Using synchronous vs. asynchronous remote replication can cause additional performance hits. For synchronous mirroring, the original write I/O operation is held up until the data is copied to the remote location. Depending on distance and other network factors, this can take a considerable amount of time for each write operation. For asynchronous mirrors, the original I/O isn't held up.
As discussed, some subsystems mitigate the problem of "hot" LUNs automatically or via x+0 RAID group levels. If your subsystem doesn't do this or you haven't used x+0 striping, you may wish to monitor LUN activity to see if there's a particular subset driving a majority of your I/O. If that's the case, splitting the "hot" subset of LUNs across controllers and multiple RAID groups often yields better performance.
Some applications are cache friendly (highly sequential) and some aren't (highly random). When run together on the same subsystem, these applications may have an adverse effect on one another and slow performance. Some subsystems can be partitioned to isolate counterproductive workload combinations. The partitioning splits one physical subsystem into two or more logical subsystems that can be dedicated to support a specific workload. Some subsystems do this by dedicating a portion of cache to a set of LUNs. Others partition by splitting up the entire subsystem--cache, processors and data paths. Yet another method is to split the workload across multiple subsystems.

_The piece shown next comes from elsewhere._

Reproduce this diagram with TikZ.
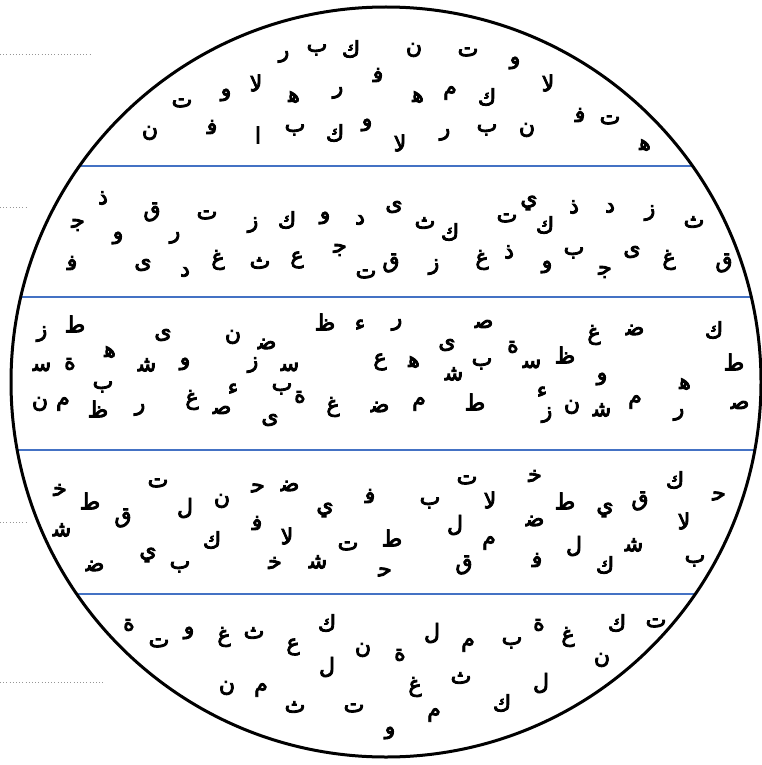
\documentclass[tikz,border=0pt]{standalone}
\usepackage{fontspec}
\newfontfamily\arabicfont[Script=Arabic,BoldFont={DejaVu Sans},BoldFeatures={FakeBold=4}]{DejaVu Sans}
\definecolor{bandblue}{RGB}{68,114,196}
\definecolor{dotgray}{RGB}{150,150,150}
\tikzset{
  ch/.style={font=\arabicfont\bfseries\fontsize{22}{22}\selectfont, inner sep=0pt, anchor=center},
  band/.style={draw=bandblue, line width=1.1pt},
  rim/.style={draw=black, line width=3pt},
  guide/.style={draw=dotgray, line width=1pt, dash pattern=on 1pt off 2.2pt}
}
\begin{document}
\begin{tikzpicture}[x=1pt,y=-1pt]
\useasboundingbox (0,0) rectangle (762,765);
% dotted guide stubs on the left
\coordinate (d1a) at (0,55);  \coordinate (d1b) at (90,55);
\coordinate (d2a) at (0,207); \coordinate (d2b) at (28,207);
\coordinate (d3a) at (0,522); \coordinate (d3b) at (28,522);
\coordinate (d4a) at (0,682); \coordinate (d4b) at (105,682);
\draw[guide] (d1a) -- (d1b);
\draw[guide] (d2a) -- (d2b);
\draw[guide] (d3a) -- (d3b);
\draw[guide] (d4a) -- (d4b);
% band separators, clipped to the disc
\begin{scope}
\clip (386,382) circle[radius=375pt];
\foreach \yy in {166,297,450,594} \draw[band] (0,\yy) -- (762,\yy);
\end{scope}
\draw[rim] (386,382) circle[radius=375pt];
% band 1
\foreach \px/\py/\gl [count=\k] in {284/57/ر,317/50/ب,351/49/ك,414/50/ن,468/52/ت,
  515/63/و,378/75/ﻓ,548/83/ﻻ,
  256/83/ﻻ,226/95/و,182/103/ت,338/93/ر,294/97/ﻫ,418/97/ﻫ,450/93/م,487/97/ك,
  580/115/ﻓ,610/120/ت,150/133/ن,212/127/ﻓ,258/135/ا,295/130/ب,335/133/ك,367/125/و,400/143/ﻻ,445/135/ر,487/130/ب,527/130/ن,645/145/ﻫ}
  \node[ch] (a\k) at (\px,\py) {\gl};
% band 2
\foreach \px/\py/\gl [count=\k] in {103/198/ذ,152/212/ق,207/215/ت,253/225/ز,287/220/ك,325/218/و,360/220/د,394/207/ى,425/223/ث,450/232/ك,507/218/ت,529/203/ي,545/225/ك,574/207/ذ,610/208/د,650/213/ز,694/222/ث,
  78/225/ﺟ,118/238/و,175/238/ر,
  72/263/ﻓ,143/265/ى,185/272/د,218/260/غ,260/263/ث,297/260/ع,340/250/ﺟ,366/274/ت,391/263/ق,434/267/ز,482/260/غ,509/252/ذ,547/267/و,574/253/ب,605/272/ﺟ,632/252/ى,669/260/غ,724/263/ق}
  \node[ch] (b\k) at (\px,\py) {\gl};
% band 3
\foreach \px/\py/\gl [count=\k] in {42/334/ز,75/324/ط,163/335/ى,233/337/ن,267/344/ﺿ,325/322/ظ,360/325/ء,397/325/ر,484/324/ﺻ,447/345/ى,594/335/غ,635/330/ﺿ,714/330/ك,
  42/367/ﺳ,70/364/ة,110/352/ﻫ,147/365/ﺷ,185/364/و,253/365/ز,290/367/ﺳ,380/362/ع,414/362/ﻫ,482/364/ب,454/374/ﺷ,513/347/ة,532/364/ﺳ,565/355/ظ,734/362/ط,
  103/387/ب,233/389/ء,282/389/ب,602/379/و,685/384/ﻫ,542/392/ء,
  40/404/ن,63/404/م,98/409/ظ,140/410/ر,192/400/غ,222/410/ﺻ,270/420/ى,300/397/ة,333/407/غ,380/407/ﺿ,419/404/م,475/402/ط,547/415/ز,572/407/ن,602/410/ﺷ,635/402/م,679/415/ر,740/405/ﺻ}
  \node[ch] (c\k) at (\px,\py) {\gl};
% band 4
\foreach \px/\py/\gl [count=\k] in {60/490/ﺧ,90/501/ط,123/518/ق,158/483/ت,185/508/ل,222/501/ن,258/488/ﺣ,290/486/ﺿ,325/510/ي,370/496/ﻓ,
  62/530/ﺷ,257/523/ﻓ,212/540/ك,287/536/ﻻ,348/546/ت,148/555/ي,95/566/ﺿ,180/567/ب,275/563/ﺧ,318/562/ﺷ,
  467/480/ت,535/476/ﺧ,675/480/ك,719/496/ﺣ,430/503/ب,490/500/ﻻ,565/501/ط,605/510/ي,640/501/ق,
  455/525/ل,535/521/ﺿ,684/521/ﻻ,392/538/ط,489/543/م,634/545/ﺷ,574/546/ل,537/560/ﻓ,605/565/ك,695/561/ب,464/565/ق,385/572/ﺣ}
  \node[ch] (e\k) at (\px,\py) {\gl};
% band 5
\foreach \px/\py/\gl [count=\k] in {129/625/ة,159/643/ت,189/633/و,224/637/غ,254/633/ث,293/647/ع,327/623/ك,327/667/ل,363/650/ن,400/655/ة,432/633/ل,468/645/م,512/643/ب,539/625/ة,568/637/غ,602/660/ن,617/623/ك,656/623/ت,
  227/688/ن,261/690/م,295/707/ث,354/708/ت,415/687/غ,461/678/ث,434/715/م,502/703/ك,541/683/ل,390/733/و}
  \node[ch] (f\k) at (\px,\py) {\gl};
\end{tikzpicture}
\end{document}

In some cases, the fabric in front of your subsystem may be a performance bottleneck. For heavy throughput workloads, make sure there are enough FC pipes between the host(s) and the subsystem to support the workload. And remember that HBA parameters need to be in sync with your workload. If you have a high-throughput workload, its HBA transfer size should match or exceed the LUN's segment size. If the HBA transfer size is below the LUN's segment size, the workload won't perform as well.
There are many ways to improve the performance of storage subsystems. Of course, some subsystems may offer more alternatives than presented here, and some array controllers automatically optimize some aspects of subsystem performance such as how cache is configured. Sophisticated caching algorithms have existed in the mainframe arena for many years and for at least a decade for open systems. The bottom line for performance tuning is knowing your application requirements.